WHAT NEEDS TO BE DONE:
In the entries below, find the line with "Clone this chart" and the line with "const ref = useRef<HTMLCanvasElement", then retype both and everything between them exactly. Do not copy the pictures.

start DATA LISTING

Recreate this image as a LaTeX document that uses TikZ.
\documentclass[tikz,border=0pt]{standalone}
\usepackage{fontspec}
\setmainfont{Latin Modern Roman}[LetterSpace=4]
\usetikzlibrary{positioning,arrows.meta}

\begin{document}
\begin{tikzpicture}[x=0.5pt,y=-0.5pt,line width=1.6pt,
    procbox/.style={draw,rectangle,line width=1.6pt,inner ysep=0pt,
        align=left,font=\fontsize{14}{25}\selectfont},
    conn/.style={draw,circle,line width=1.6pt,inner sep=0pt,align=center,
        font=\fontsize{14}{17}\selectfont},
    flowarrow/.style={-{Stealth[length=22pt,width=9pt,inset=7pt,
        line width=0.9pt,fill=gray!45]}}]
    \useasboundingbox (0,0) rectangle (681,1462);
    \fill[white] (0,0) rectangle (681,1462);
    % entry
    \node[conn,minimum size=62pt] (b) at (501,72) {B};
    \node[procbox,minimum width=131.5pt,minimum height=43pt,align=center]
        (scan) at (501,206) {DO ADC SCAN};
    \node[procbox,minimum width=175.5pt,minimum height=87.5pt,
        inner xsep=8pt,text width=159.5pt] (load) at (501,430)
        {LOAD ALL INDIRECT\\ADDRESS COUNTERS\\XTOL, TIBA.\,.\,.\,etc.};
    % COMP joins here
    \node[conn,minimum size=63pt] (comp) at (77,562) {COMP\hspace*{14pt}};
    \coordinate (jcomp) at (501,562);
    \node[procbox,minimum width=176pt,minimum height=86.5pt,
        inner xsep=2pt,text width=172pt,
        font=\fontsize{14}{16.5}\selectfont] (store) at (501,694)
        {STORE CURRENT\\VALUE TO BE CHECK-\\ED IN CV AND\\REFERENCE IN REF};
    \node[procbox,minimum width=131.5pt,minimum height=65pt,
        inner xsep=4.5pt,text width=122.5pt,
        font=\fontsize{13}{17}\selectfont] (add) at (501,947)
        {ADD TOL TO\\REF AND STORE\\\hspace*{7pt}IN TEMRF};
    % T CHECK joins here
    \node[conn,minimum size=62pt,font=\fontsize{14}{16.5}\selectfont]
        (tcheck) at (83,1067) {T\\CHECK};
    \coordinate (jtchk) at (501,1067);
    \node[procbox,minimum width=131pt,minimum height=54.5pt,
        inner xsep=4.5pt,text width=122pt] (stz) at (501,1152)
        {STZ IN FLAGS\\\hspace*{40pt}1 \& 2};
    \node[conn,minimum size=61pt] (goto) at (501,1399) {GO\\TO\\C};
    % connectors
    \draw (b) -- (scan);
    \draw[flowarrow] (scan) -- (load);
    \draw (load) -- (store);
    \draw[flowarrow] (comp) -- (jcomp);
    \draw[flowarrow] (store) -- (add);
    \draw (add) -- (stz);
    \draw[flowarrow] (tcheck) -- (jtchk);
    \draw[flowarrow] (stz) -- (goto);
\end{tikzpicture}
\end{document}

end DATA LISTING
start DATA LISTING

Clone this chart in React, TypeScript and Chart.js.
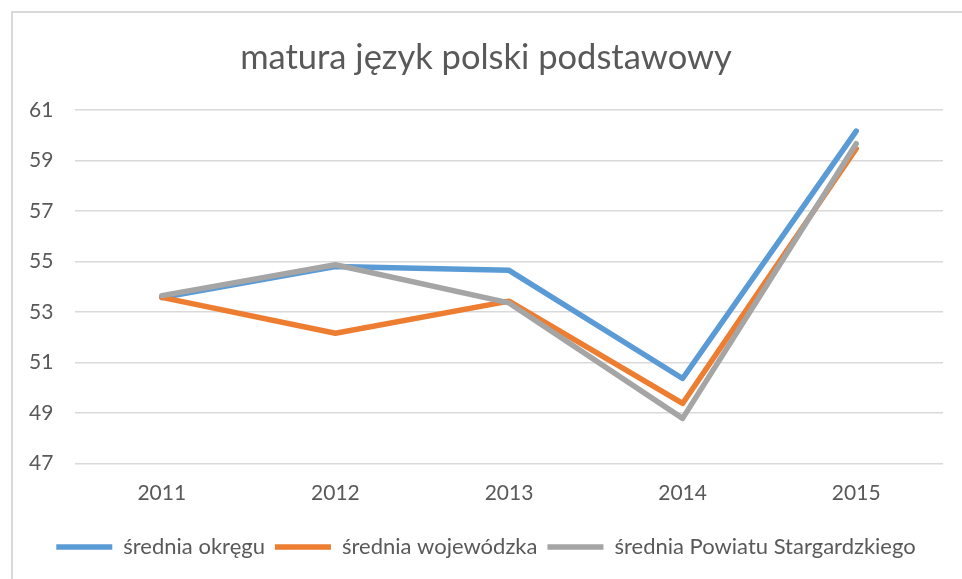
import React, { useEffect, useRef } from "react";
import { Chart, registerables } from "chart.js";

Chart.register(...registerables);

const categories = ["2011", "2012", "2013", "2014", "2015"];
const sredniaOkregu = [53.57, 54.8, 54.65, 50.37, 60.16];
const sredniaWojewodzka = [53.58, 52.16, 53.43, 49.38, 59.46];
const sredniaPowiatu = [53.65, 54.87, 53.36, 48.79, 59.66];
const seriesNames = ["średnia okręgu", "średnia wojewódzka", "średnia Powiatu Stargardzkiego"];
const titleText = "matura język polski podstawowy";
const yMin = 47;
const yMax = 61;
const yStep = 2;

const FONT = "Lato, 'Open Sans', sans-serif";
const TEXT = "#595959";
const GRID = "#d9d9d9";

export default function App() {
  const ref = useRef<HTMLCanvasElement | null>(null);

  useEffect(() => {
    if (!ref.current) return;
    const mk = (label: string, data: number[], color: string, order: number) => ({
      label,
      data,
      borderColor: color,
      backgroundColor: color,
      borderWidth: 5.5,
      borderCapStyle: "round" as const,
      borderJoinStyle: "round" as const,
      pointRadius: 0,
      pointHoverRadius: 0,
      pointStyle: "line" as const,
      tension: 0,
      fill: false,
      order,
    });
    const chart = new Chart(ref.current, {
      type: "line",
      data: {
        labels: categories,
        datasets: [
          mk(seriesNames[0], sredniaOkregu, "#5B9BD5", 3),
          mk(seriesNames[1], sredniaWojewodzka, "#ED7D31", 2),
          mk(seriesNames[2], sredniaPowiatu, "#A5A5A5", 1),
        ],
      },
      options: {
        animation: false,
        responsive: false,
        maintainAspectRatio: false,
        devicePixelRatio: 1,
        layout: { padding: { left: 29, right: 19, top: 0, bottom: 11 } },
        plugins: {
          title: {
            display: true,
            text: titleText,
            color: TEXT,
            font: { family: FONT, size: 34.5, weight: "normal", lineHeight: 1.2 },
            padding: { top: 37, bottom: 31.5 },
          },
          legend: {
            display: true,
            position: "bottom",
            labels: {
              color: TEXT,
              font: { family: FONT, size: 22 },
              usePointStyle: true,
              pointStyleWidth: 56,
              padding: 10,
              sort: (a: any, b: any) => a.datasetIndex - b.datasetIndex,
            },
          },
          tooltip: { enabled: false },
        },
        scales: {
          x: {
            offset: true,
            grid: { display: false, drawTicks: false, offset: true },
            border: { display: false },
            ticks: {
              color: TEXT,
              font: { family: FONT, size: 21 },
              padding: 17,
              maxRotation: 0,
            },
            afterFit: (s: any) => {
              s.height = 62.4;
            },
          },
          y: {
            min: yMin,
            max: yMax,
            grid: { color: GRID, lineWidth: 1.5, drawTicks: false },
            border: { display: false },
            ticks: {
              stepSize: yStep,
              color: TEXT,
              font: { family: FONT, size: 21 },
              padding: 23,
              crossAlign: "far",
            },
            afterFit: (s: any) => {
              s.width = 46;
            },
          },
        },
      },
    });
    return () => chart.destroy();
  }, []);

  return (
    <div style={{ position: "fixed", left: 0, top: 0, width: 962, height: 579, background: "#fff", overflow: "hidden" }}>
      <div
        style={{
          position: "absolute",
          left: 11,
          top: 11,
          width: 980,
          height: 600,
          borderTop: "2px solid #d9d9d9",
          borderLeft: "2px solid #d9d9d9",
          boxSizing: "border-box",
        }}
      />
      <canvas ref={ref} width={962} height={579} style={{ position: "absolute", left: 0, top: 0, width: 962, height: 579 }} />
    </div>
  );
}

end DATA LISTING
start DATA LISTING

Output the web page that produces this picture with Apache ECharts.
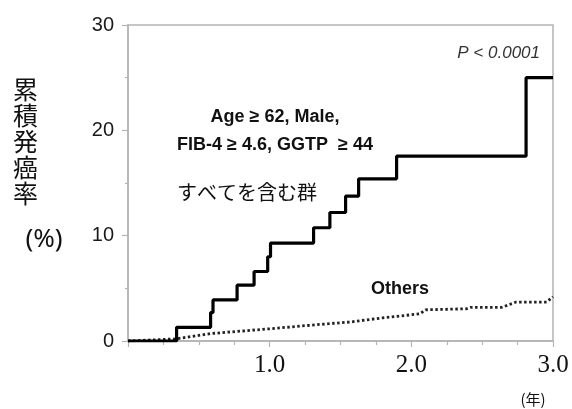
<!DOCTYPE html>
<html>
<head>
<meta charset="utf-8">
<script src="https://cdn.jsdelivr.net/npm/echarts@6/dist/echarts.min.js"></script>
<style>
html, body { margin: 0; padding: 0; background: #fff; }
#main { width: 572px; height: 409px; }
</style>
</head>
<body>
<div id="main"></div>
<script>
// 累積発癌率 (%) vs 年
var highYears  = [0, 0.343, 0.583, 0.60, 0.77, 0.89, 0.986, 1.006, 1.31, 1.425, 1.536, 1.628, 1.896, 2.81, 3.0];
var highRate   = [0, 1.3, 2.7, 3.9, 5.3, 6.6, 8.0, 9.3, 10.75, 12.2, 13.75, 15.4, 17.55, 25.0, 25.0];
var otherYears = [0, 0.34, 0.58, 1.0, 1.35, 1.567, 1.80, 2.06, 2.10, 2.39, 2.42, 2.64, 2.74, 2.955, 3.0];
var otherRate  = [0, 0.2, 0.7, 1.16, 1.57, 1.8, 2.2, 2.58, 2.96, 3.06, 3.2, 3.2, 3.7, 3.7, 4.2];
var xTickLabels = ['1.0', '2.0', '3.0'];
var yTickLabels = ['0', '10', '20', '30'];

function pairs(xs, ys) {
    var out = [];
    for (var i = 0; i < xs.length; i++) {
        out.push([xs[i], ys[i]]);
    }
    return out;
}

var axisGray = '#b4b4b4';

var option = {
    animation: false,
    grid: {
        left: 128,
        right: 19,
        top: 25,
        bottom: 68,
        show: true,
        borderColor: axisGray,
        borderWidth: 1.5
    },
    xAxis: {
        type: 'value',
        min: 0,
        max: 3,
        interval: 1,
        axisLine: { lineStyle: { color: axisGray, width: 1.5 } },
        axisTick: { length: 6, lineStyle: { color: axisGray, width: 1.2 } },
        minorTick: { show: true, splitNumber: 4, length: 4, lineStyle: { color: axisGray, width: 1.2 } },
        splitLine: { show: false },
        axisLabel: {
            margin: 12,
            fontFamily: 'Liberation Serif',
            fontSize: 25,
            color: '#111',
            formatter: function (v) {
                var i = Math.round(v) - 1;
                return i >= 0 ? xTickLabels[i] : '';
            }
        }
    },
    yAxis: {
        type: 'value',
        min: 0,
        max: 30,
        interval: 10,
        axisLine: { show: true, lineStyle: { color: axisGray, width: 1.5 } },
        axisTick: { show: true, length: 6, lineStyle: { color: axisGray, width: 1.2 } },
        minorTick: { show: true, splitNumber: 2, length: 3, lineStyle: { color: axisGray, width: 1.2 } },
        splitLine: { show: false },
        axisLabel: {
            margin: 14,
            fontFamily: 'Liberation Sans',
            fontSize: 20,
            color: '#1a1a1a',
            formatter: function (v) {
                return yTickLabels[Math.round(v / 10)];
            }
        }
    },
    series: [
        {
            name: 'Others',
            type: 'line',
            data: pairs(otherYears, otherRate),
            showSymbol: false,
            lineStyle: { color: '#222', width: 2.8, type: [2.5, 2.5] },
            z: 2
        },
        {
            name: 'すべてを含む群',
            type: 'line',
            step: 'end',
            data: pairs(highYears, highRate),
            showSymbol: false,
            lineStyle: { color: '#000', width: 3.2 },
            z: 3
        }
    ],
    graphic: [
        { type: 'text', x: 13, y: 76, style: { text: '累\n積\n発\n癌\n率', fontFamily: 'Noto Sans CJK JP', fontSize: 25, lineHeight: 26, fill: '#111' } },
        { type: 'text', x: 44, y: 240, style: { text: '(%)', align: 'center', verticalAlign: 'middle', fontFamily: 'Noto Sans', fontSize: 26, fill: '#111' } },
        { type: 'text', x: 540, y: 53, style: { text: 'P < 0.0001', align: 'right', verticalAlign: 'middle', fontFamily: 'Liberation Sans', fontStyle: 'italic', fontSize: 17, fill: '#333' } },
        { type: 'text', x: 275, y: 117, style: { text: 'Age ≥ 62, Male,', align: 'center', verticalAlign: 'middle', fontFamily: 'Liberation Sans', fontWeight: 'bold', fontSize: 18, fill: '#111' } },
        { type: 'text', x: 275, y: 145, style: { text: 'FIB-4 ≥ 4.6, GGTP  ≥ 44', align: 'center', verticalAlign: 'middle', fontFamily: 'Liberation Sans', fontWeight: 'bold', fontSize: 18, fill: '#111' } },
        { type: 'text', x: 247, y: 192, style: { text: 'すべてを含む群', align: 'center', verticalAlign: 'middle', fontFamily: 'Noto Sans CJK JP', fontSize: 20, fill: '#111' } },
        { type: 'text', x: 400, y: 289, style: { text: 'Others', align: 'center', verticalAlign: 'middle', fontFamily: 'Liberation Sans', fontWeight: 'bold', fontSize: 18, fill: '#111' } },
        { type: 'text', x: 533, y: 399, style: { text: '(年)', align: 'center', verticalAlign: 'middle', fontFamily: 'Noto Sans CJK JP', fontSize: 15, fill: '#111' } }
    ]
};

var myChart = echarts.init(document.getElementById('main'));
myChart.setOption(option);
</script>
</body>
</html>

end DATA LISTING

RESPONSE TO THE TASK:
Clone this chart in React, TypeScript and Chart.js.
import React, { useEffect, useRef } from "react";
import { Chart, registerables } from "chart.js";

Chart.register(...registerables);

const categories = ["2011", "2012", "2013", "2014", "2015"];
const sredniaOkregu = [53.57, 54.8, 54.65, 50.37, 60.16];
const sredniaWojewodzka = [53.58, 52.16, 53.43, 49.38, 59.46];
const sredniaPowiatu = [53.65, 54.87, 53.36, 48.79, 59.66];
const seriesNames = ["średnia okręgu", "średnia wojewódzka", "średnia Powiatu Stargardzkiego"];
const titleText = "matura język polski podstawowy";
const yMin = 47;
const yMax = 61;
const yStep = 2;

const FONT = "Lato, 'Open Sans', sans-serif";
const TEXT = "#595959";
const GRID = "#d9d9d9";

export default function App() {
  const ref = useRef<HTMLCanvasElement | null>(null);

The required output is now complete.